C'est que, comme on l'a dit, le poids des opérations à petits prix est devenu énorme dans la petite niche de la BD anglo-saxonne. En 2022, il représente 38% des vente de comics en France. Sa masse fait baisser de facto le prix moyen du comic books alors que, par ailleurs, les éditions normales voient leurs prix augmenter et leur part sur le marché diminuer. Paradoxe: alors que les éditions les moins chères sont plébiscitées, celles à l'autre bout du spectre tarifaire gagnent également en acheteurs.  Les éditions collectors ou luxueuses représentent certes seulement 5% du marché comics, mais ce sont environ 200 000 exemplaires que se écoulés à des prix tournants autour de 30 € et plus.
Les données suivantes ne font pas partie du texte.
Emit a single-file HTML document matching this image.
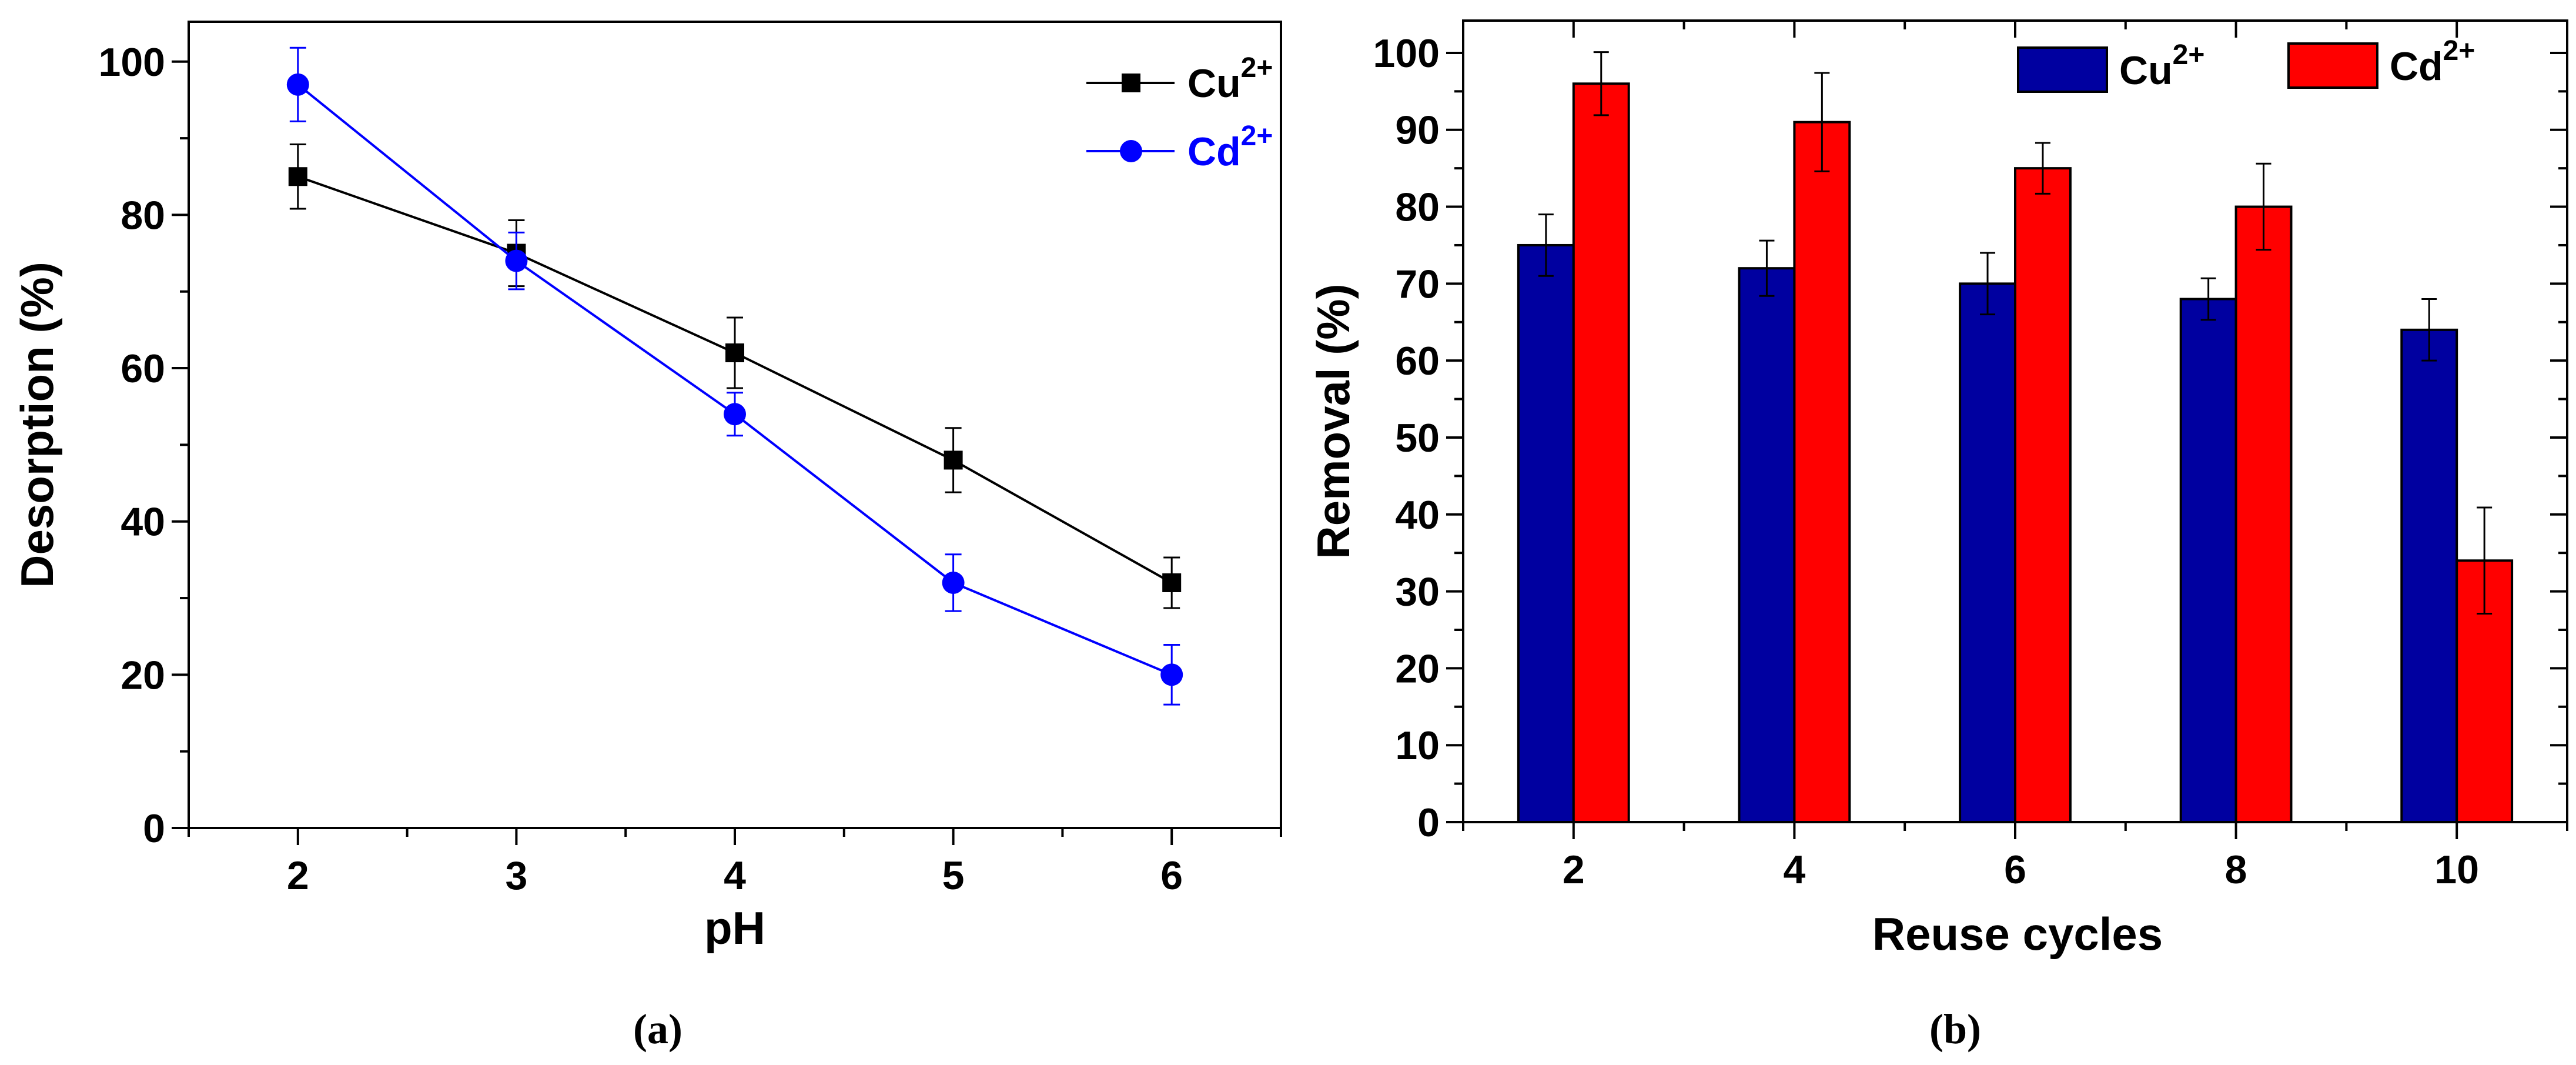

Un volume qui s'est vu multiplier par 3,5 en moins de 10 ans.

Le marché comics semble donc, petit à petit, devenir un marché à plusieurs vitesses, tiraillé entre son ADN de BD populaire à bas prix et la tentation de l'embourgeoisement et de la respectabilité des éditions luxueuses et patrimoniales. Entre les deux, un no man's land où le super-héros surnage et où les indépendants peinent à trouver leur place.